Providers also have a vested interest in their patients’ preferences, as hospitals continue to feel the sting from Medicare penalties associated with preventable 30-day readmissions for certain chronic diseases. As accountable care arrangements emphasize the importance of lower-cost care strategies, remote patient monitoring developers will continue to enjoy high demand for their wares.
Global market for diagnostic biosensors to hit $21.17 billion in 2020
Biosensors are playing an increasingly large role in the detection and diagnosis of health conditions, including cardiovascular disease, diabetes, and infectious diseases. Most often used in devices that enable point-of-care testing, biosensors have long enabled healthcare providers to create miniaturized mobile laboratories to expand healthcare services into remote or underdeveloped areas.
In North America, the biosensor market is keeping to make the Internet of Things a reality, says a report from Grand View Research. American applications of biosensor technology account for 35 percent of the anticipated $21.17 billion in value as federal initiatives and accountable care produce a fertile market for portable, unobtrusive remote monitoring devices.
Home health diagnostics like pregnancy tests and point-of-care testing devices, including blood glucose monitors and cholesterol tests, will provide the foundation for the rapid growth of the biosensors segment. These two categories accounted for more than 40 percent of the market in 2013.
Connected machine-to-machine health market to expand at 33.08 percent CAGR to 2019
The insatiable need for improved chronic disease management technologies will push the machine-to-machine (M2M) marketplace upward at a 33.08 percent compound annual growth rate (CAGR), Market Research Store predicts.
Citing familiar EHR vendors such as Allscripts, athenahealth, Cerner and Greenway, in addition to IT infrastructure notables like IBM, Sprint, Verizon, and Qualcomm, the report outlines the potential for integrated, interoperable devices to create a widely connected, seamless medical environment.
The whole spectrum of healthcare Internet of Things devices is included in this prediction: from home tracking technologies to telehealth aids to inpatient monitors at the bedside, the M2M healthcare delivery model intends to allow providers access to detailed, real-time information on patients with deep and meaningful EHR integration.
Health information management systems are a $53.2 billion opportunity
To provide the foundation for managing the big data from these myriad IoT devices, providers will need to continue to invest in health information management (HIM) infrastructure that will be able to accept, analyze, and report on massive volumes of patient-generated health data.
Persistence Market Research states that the HIM systems market, pinned at $35.2 billion in 2013, will see a 7.1 percent CAGR until 2019, ending up with a value of more than $53 billion worldwide.
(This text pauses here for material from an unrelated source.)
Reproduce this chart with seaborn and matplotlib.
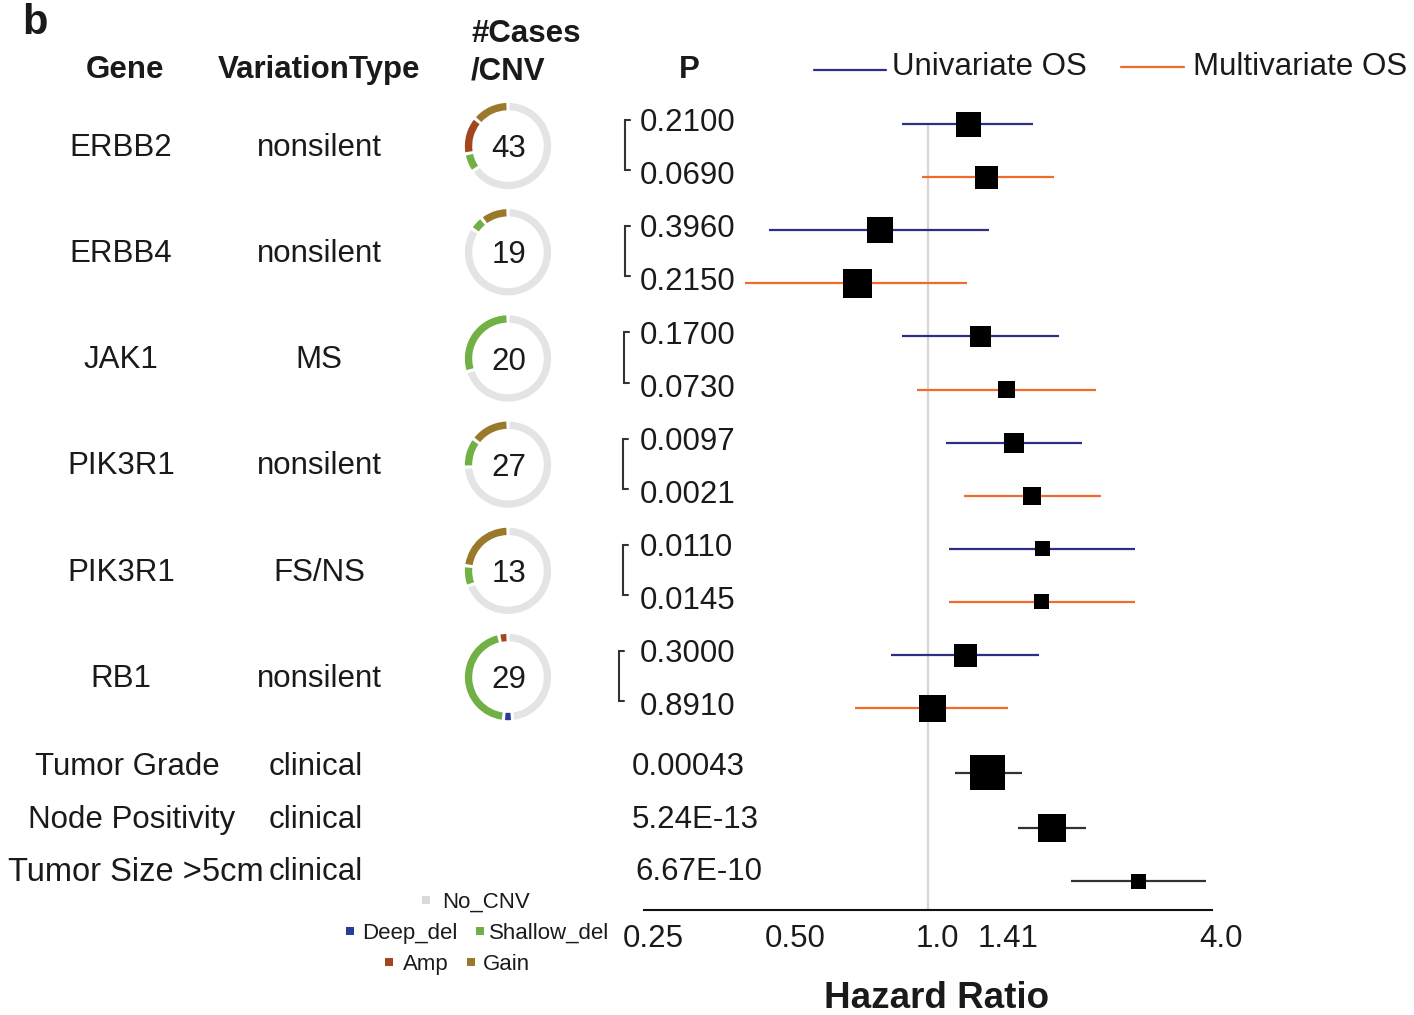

The need for health data interoperability, which is continuing to prompt healthcare providers to replace or overhaul their basic EHR infrastructure, will continue to be a pressing concern over the next few years, even as the EHR Incentive Programs slowly trundle towards their end.
Healthcare providers will continue to enlist EHRs and other HIM technologies to automate and computerize more manual processes, including risk-stratification of patients for population health management, predictive analytics for diagnoses and patient safety, and clinical decision support to ensure the delivery of high-quality, personalized care.